The first story I want to tell is that of my Grandpa Milt. He's was born in 1924 as the youngest of three brothers... only to be followed by a sister a couple of years later. Like many young men of his generation, he enlisted in the Navy at age "18" and then miraculously turned 18 for the next couple of years. He came back from WWII, married my Grandma Mary, and proceeded to have 5 kids, a career, a tavern, a woodworking hobby, and lots of friends, laughs, and hard work mixed in there.
I was the first grandchild and have always had a special relationship with him. He's the only person in the world I let call me "Mandy." As long as I can remember, he's always been gruff. Never mean. But tough. My brother and male cousins always claim that he scared them. Maybe he did... but all I knew was that he and I had lots of time to bond over summer trips to New Jersey and afternoons enjoying a birch beer and a Slim Jim.
As I grew older, he was always tough on the boys that I dated. In Nate, he finally found his match... over a stack of wood, a trip down the hill, and a stiff drink before 10a. Since then, they've bonded over a shared love in tools. Nate's always wanted a wood shop just like my grandfather has out back... full of lathes, drill presses, various saws... and always, always he talks about having a radio always on - no latter the time of day or night - with the local country station playing. Just like Grandpa Milt.

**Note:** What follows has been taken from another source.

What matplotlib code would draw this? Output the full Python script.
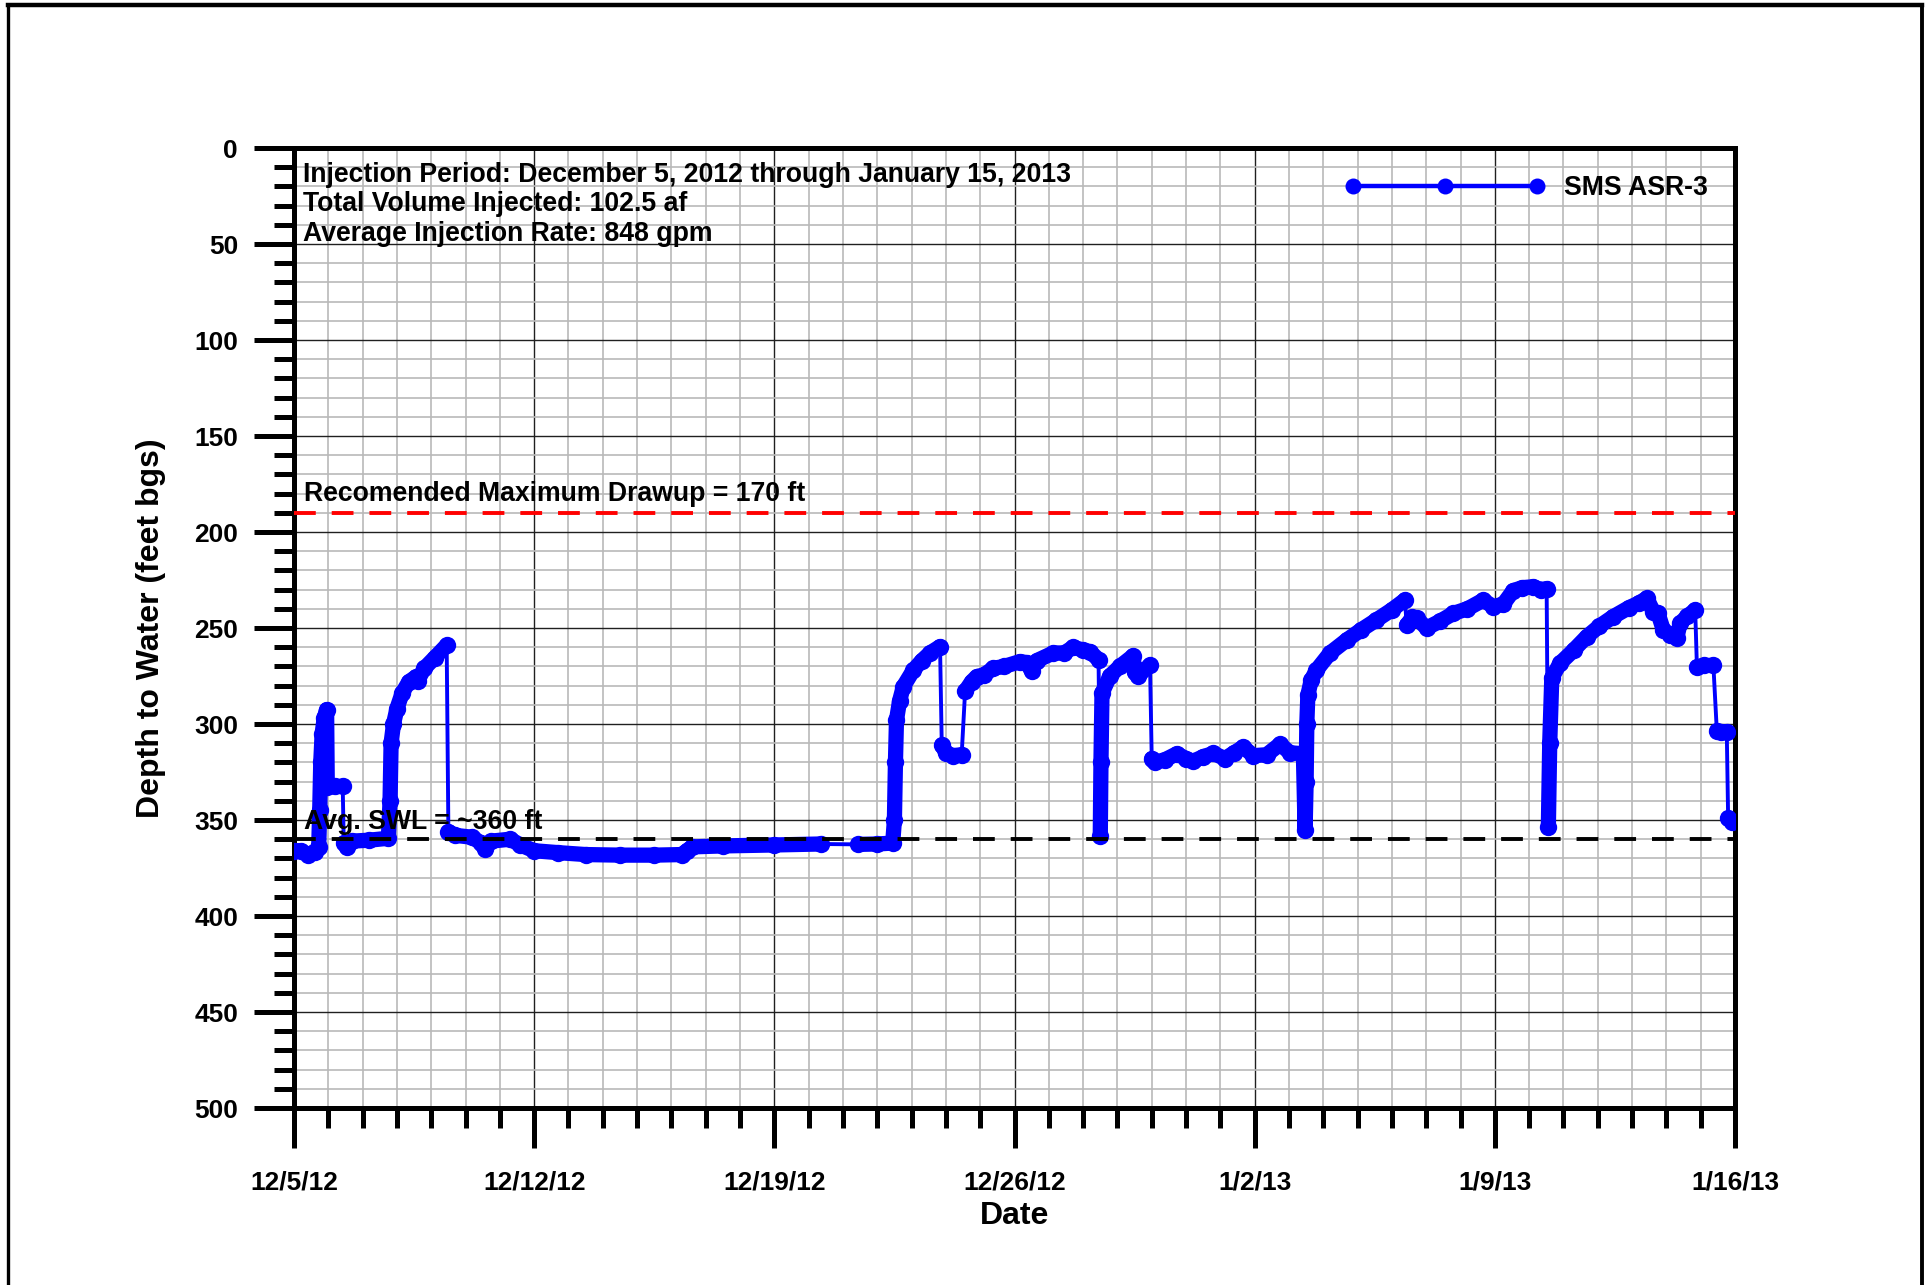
import numpy as np
import pandas as pd
import matplotlib
matplotlib.use("Agg")
import matplotlib.pyplot as plt
import matplotlib.dates as mdates
from matplotlib.lines import Line2D
from matplotlib.ticker import MultipleLocator, FixedLocator, FuncFormatter

plt.rcParams['font.family'] = ['Liberation Sans', 'DejaVu Sans']
plt.rcParams['font.weight'] = 'bold'

start_date = '2012-12-05'
end_date = '2013-01-16'

# transducer record, split into continuous logging runs
# (days after 12/5/12 00:00, depth to water in ft bgs)
run_days = [
    [0.0, 0.2, 0.4, 0.6, 0.72, 0.75, 0.78, 0.82, 0.88, 0.95, 0.97, 1.2, 1.42],
    [1.45, 1.55, 1.7, 2.2, 2.75, 2.8, 2.83, 2.9, 3.0, 3.15, 3.35, 3.55, 3.6, 3.8, 4.1, 4.45],
    [4.5, 4.7, 5.2, 5.45, 5.57, 5.75, 6.3, 6.6, 7.0, 7.7, 8.5, 9.5, 10.5, 11.3, 11.45, 11.6,
     12.5, 14.0, 15.35],
    [16.45, 17.0, 17.45, 17.5, 17.53, 17.56, 17.65, 17.76, 18.05, 18.3, 18.54, 18.83],
    [18.88, 19.0, 19.2, 19.46],
    [19.56, 19.75, 19.9, 20.1, 20.38, 20.7, 21.16, 21.35, 21.5, 21.65, 22.13, 22.45, 22.71,
     23.0, 23.2, 23.45],
    [23.5, 23.52, 23.55, 23.78, 24.07, 24.46, 24.5, 24.6, 24.95],
    [25.0, 25.1, 25.4, 25.73, 26.0, 26.2, 26.5, 26.8, 27.13, 27.4, 27.67, 27.96, 28.35, 28.74,
     29.03, 29.42, 29.47, 29.5, 29.52, 29.55, 29.65, 29.8, 30.2, 30.68, 31.1, 31.55, 32.0, 32.38],
    [32.43, 32.6, 32.72, 33.01, 33.4, 33.79, 34.2, 34.66, 34.96, 35.25, 35.54, 35.8, 36.12,
     36.35, 36.51],
    [36.56, 36.6, 36.66, 36.9, 37.3, 37.68, 38.05, 38.45, 38.9, 39.2, 39.43, 39.62, 39.75,
     39.91, 40.1, 40.3, 40.4, 40.6, 40.84],
    [40.89, 41.1, 41.37],
    [41.47, 41.6, 41.76],
    [41.8, 41.92],
]
run_depth = [
    [366, 366, 368, 366.5, 364, 345, 320, 305, 297, 292.5, 333, 332.5, 332.5],
    [362, 364, 361, 360.5, 359.5, 340, 310, 300, 292, 284, 278, 275.5, 277.5, 271, 265.5, 259],
    [356, 358, 359, 362, 365, 361, 360, 363, 366, 367, 368, 368.3, 368.3, 368, 366, 364,
     363.5, 363, 362.5],
    [362.7, 362.5, 362, 350, 320, 298, 288, 280.5, 272, 267, 263, 259.7],
    [311, 315, 316.5, 316],
    [283, 278, 275.3, 274.5, 271, 270, 267.5, 268, 272.5, 267, 263, 263, 260,
     261.5, 262.3, 266.5],
    [358.5, 320, 284, 275, 270, 264.5, 273, 275, 269.3],
    [318, 320, 318.5, 315.5, 318, 319.5, 317, 315.3, 318, 315, 312, 316.5, 316, 310.5,
     315, 315.5, 355, 330, 300, 285, 277, 272, 263, 256.3, 251, 245.8, 240.5, 235.4],
    [248.4, 244.5, 245, 250, 246.5, 242.4, 240, 235.5, 238.9, 237.5, 230.5, 229, 228.5,
     230, 229.5],
    [353.5, 310, 276, 268.4, 261.5, 254.5, 249, 244.1, 239.5, 237, 234.5, 241.5, 242,
     251, 253.5, 255.4, 247.6, 244, 240.6],
    [270.2, 269.5, 269.5],
    [303.5, 304, 304],
    [349, 351],
]

swl_depth = 360          # average static water level
max_drawup_depth = 190   # 360 ft less 170 ft of allowed drawup

notes = [
    'Injection Period: December 5, 2012 through January 15, 2013',
    'Total Volume Injected: 102.5 af',
    'Average Injection Rate: 848 gpm',
]
well_name = 'SMS ASR-3'

blue = '#0000FF'
t0 = mdates.date2num(pd.Timestamp(start_date).to_pydatetime())
t1 = mdates.date2num(pd.Timestamp(end_date).to_pydatetime())

fig = plt.figure(figsize=(19.32, 12.85), dpi=100)
ax = fig.add_axes([294 / 1932, 1 - 1108 / 1285, 1441 / 1932, 960 / 1285])

# whole record as a thin line, logging runs drawn heavy on top
all_x = t0 + np.concatenate([np.array(d, dtype=float) for d in run_days])
all_y = np.concatenate([np.array(v, dtype=float) for v in run_depth])
ax.plot(all_x, all_y, color=blue, lw=2.8, zorder=3)
for d, v in zip(run_days, run_depth):
    ax.plot(t0 + np.array(d), v, color=blue, lw=11, solid_capstyle='round',
            solid_joinstyle='round', marker='o', ms=12.5, mew=0, zorder=3)

ax.axhline(max_drawup_depth, color='#FF0000', lw=2.8, dashes=(5.6, 4.1), zorder=4)
ax.axhline(swl_depth, color='black', lw=2.8, dashes=(5.6, 4.1), zorder=4)

ax.text(t0 + 0.3, 184, 'Recomended Maximum Drawup = %d ft' % (swl_depth - max_drawup_depth),
        fontsize=19.2, fontweight='bold', va='baseline', ha='left', zorder=5)
ax.text(t0 + 0.3, 354.5, 'Avg. SWL = ~%d ft' % swl_depth,
        fontsize=19.2, fontweight='bold', va='baseline', ha='left', zorder=5)

for i, line in enumerate(notes):
    ax.text(0.0062, 0.965 - i * 0.0308, line, transform=ax.transAxes,
            fontsize=19.2, fontweight='bold', va='baseline', ha='left', zorder=5)

# axes, ticks and grid
ax.set_xlim(t0, t1)
ax.set_ylim(500, 0)
ax.yaxis.set_major_locator(MultipleLocator(50))
ax.yaxis.set_minor_locator(MultipleLocator(10))
weeks = pd.date_range(start_date, end_date, freq='7D')
days = pd.date_range(start_date, end_date, freq='D')
ax.xaxis.set_major_locator(FixedLocator(mdates.date2num(weeks.to_pydatetime())))
ax.xaxis.set_minor_locator(FixedLocator(mdates.date2num(days.to_pydatetime())))


def date_label(v, pos):
    d = mdates.num2date(v)
    return '%d/%d/%s' % (d.month, d.day, d.strftime('%y'))


ax.xaxis.set_major_formatter(FuncFormatter(date_label))

ax.grid(which='minor', color='#b9b9b9', lw=1.2, zorder=0)
ax.grid(which='major', color='#202020', lw=1.0, zorder=0)
ax.set_axisbelow(True)

ax.tick_params(which='major', direction='out', length=28.8, width=3.6, labelsize=19)
ax.tick_params(which='minor', direction='out', length=14.4, width=3.6)
ax.tick_params(axis='x', which='major', pad=16.5)
ax.tick_params(axis='y', which='major', pad=11.5)
for lab in ax.get_xticklabels() + ax.get_yticklabels():
    lab.set_fontweight('bold')
for sp in ax.spines.values():
    sp.set_linewidth(3.6)

ax.set_ylabel('Depth to Water (feet bgs)', fontsize=23, fontweight='bold')
ax.yaxis.set_label_coords(-0.0888, 0.5)
ax.set_xlabel('Date', fontsize=23, fontweight='bold')
ax.xaxis.set_label_coords(0.5, -0.097)

handle = Line2D([], [], color=blue, lw=3.2, marker='o', ms=11.5, mew=0)
ax.legend([handle], [well_name], loc='center right', bbox_to_anchor=(0.9889, 0.958),
          bbox_transform=ax.transAxes, frameon=False, numpoints=3, handlelength=7.5,
          handletextpad=0.72, borderaxespad=0, prop={'size': 19.2, 'weight': 'bold'})

# page border
fig.add_artist(Line2D([8 / 1932, 1922 / 1932], [1 - 5 / 1285, 1 - 5 / 1285],
                      transform=fig.transFigure, color='black', lw=3.2))
fig.add_artist(Line2D([8 / 1932, 8 / 1932], [0, 1 - 5 / 1285],
                      transform=fig.transFigure, color='black', lw=2.4))
fig.add_artist(Line2D([1922 / 1932, 1922 / 1932], [0, 1 - 5 / 1285],
                      transform=fig.transFigure, color='black', lw=2.8))

fig.savefig('out.png', dpi=100)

After Nate and I got married, Grandpa Milt has been a generous source of beautiful woodworking. I have a couple of inlayed cutting boards that I cannot bear to blemish, wood bowls and serving utensils, and of course, the duckie stepstool. I think that he takes a lot of pride in producing his beautiful pieces, and most of my aunts and uncles have Grandpa Milt originals in their homes!
As everyone does, Grandpa Milt has been having a tough time with aging. Bouts with severe back pain and dizziness have limited his walks out to his wood shop. There is no doubt it has made him sad, as in my farthest memories, I can remember him making his slow walk to the wood shop several times of day.
Grandpa Milt's love of working with his hands has reached several of my uncles, as well as family in my generation. I think somewhere along the line, he decided that he wanted his collection of shop pieces to be handed down to people who would love them like he had.
While we were visiting this weekend, Grandpa Milt offered Nate one of his radial arm saws to help get his shop started. Nate was both flabbergasted and honored. After much discussion and affirmation, Nate and my uncle started to dismantle the saw to pack it in our van for the long drive back to North Carolina.
Grandpa Milt had spent most of the afternoon in a shady spot on the porch. But I noticed that shortly after the saw started to be dismantled, he got a bit antsy. He shuffled across the porch. I asked if he wanted any help getting down the stairs. He told me that he'd be fine if I'd "just get out of his way." That's Milt for you.
He made his way down the steps and across the well-worn path to the wood shop. He inspected the saw dismantling process, but didn't have too many words to say. I genuinely think he came over to make sure that the saw was being treated the way that she should be. Perhaps to say goodbye.
Without a word, he turned around and started his trip back to the house. Nate, my uncle, Will and I turned our attention back to the saw. Luke broke free from our group. I looked up and saw this:
There were no words exchanged. Just love. Understanding. How could Luke have possibly known that Grandpa Milt needed love and support after his weighty and solemn goodbye? Can you teach a 4 year old to be compassionate?
I had a lump in my throat as I watched them walk slowly and carefully back to the house. I got Nate's attention, and he just smiled watching the scene. It was truly touching. What a kid. What a genuine heart.